Somehow, I think more of A- than she deserves. I wish I was well rid of her.
Copied my letter to Lady S[tuart] de R[othesay]. Then A- came to me all in the dolefuls about a handkerchief frill – tried to get her right. She had been very hardly used twice by me and now by her aunt. Never thought of going to Cliff Hill as she had done – could not bear [it]. When she came here thought of going abroad and when I said I had offered her to go away to any friends or do anything I could – she said she did not like to go with my servants – I said she had the whole management. I said I had nobody to advise with – might I write to her sister. No, it would be very hard. Well, said if I could but have my own way I should not fear. Indeed, but she did not like to be an automaton. I was very calm and quiet and said by and by she must forgive me if I did not forget the word automaton. I would not break her heart nor use her hardly nor make her an automaton. These things could be easily settled but every sensible [person] kept up appearance as well as they could. She sat all the while on my knee – I begrudged the time and said I must seal all my letters and go out. She had before declined reading them – she now said as she had waited so long, she might as well read them. Her curiosity got the better [of her] – she made no remark, nor did I. I hope I shall be rid of her by and by. Had I not better remain a little with Lady Stuart if I can with any comfort? At least I had best not return to A-.

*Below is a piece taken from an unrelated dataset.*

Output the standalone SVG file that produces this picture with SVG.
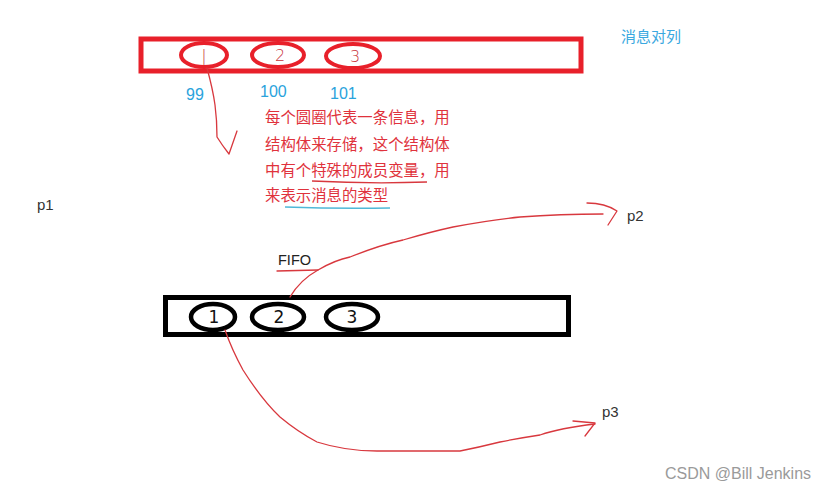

I looked very grave at dinner – A- had a headache – temper sick, so I let her go off to bed and have taken no notice since. I must be rid of her, be it as it may. Her bad temper, vulgar pride and littleness of mind would be an insupportable drag upon me for the rest of my life. Surely, I shall get on someway – I dread the loneliness most, but heaven will provide me even against this in some way. Had A- been barely tolerable I could have got on. Perhaps I am obliged to her aunt for making this opportunity of getting off. Does A- suspect my thought of not returning to her? Cunning and suspicious as she is, does she think that I hope not to trouble her long?
Has A- thought much of losing the forget me not ring I gave her?